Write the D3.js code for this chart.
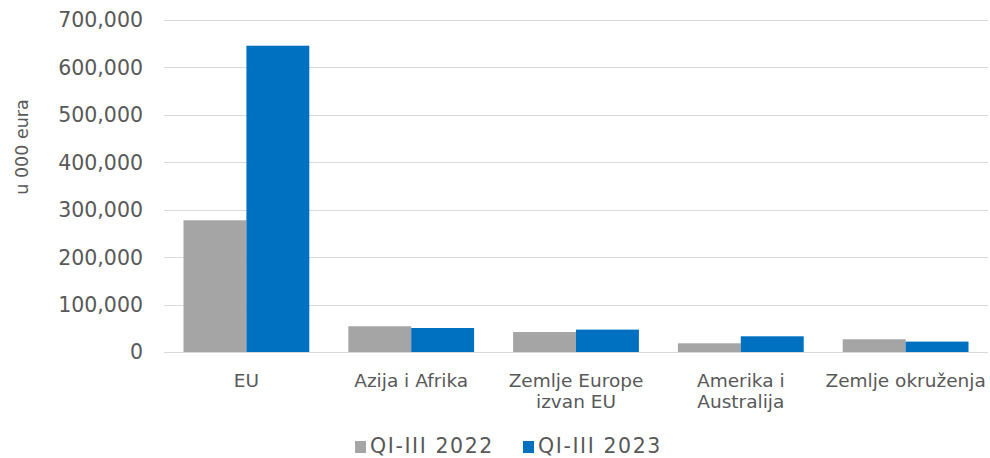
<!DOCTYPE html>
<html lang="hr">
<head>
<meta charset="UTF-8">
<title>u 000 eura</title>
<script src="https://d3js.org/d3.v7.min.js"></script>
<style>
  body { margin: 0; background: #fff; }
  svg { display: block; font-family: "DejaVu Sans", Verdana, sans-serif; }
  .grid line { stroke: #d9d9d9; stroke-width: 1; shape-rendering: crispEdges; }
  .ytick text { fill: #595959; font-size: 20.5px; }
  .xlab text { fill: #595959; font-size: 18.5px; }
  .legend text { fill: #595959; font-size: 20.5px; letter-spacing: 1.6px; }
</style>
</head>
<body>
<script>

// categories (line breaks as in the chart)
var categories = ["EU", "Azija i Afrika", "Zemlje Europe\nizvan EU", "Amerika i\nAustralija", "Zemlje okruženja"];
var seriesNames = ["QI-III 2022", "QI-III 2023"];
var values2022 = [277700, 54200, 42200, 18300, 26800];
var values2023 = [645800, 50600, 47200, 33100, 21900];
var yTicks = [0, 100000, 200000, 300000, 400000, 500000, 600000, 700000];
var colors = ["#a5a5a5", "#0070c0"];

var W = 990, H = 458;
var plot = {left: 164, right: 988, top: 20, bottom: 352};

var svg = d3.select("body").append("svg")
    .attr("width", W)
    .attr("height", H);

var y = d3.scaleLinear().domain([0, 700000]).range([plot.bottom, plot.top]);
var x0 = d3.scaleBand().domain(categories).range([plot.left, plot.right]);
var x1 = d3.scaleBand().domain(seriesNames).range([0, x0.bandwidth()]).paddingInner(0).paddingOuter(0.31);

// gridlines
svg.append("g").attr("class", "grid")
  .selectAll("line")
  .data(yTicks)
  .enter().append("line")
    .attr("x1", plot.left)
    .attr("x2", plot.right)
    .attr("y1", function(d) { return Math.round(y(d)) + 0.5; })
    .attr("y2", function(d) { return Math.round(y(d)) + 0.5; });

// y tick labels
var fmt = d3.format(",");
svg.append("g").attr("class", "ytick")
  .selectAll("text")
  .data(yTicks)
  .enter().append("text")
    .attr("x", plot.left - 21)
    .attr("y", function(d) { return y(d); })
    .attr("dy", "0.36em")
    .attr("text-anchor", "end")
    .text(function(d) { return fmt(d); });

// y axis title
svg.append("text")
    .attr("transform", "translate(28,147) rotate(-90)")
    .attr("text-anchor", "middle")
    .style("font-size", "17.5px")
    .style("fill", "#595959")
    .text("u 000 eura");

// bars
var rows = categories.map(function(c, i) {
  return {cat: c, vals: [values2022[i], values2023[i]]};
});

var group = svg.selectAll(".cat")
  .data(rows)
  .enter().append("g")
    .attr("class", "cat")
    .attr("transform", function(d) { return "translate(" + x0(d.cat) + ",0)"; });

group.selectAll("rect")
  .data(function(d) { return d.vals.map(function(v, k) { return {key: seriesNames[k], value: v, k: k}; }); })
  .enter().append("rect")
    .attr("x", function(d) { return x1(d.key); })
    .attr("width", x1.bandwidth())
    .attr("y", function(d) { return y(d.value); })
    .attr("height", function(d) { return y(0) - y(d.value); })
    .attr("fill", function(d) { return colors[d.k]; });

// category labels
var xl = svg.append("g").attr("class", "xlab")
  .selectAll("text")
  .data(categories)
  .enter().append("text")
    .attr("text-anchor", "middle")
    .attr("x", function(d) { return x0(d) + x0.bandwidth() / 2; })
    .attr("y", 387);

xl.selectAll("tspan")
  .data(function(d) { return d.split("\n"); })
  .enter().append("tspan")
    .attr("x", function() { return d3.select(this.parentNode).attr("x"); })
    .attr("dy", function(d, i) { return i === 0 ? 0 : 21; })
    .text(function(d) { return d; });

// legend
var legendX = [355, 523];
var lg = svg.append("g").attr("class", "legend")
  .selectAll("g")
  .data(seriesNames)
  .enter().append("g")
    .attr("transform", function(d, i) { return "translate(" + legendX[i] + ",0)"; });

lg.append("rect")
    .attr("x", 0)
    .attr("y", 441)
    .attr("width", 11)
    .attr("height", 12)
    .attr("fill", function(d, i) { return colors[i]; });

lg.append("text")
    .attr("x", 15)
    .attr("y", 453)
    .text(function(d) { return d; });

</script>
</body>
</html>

────────────────────────────────────────

WHAT IS BEING ASKED
Using the material above, state how many lines include the string "chart". Answer with a single number.

RIGHT ANSWER
2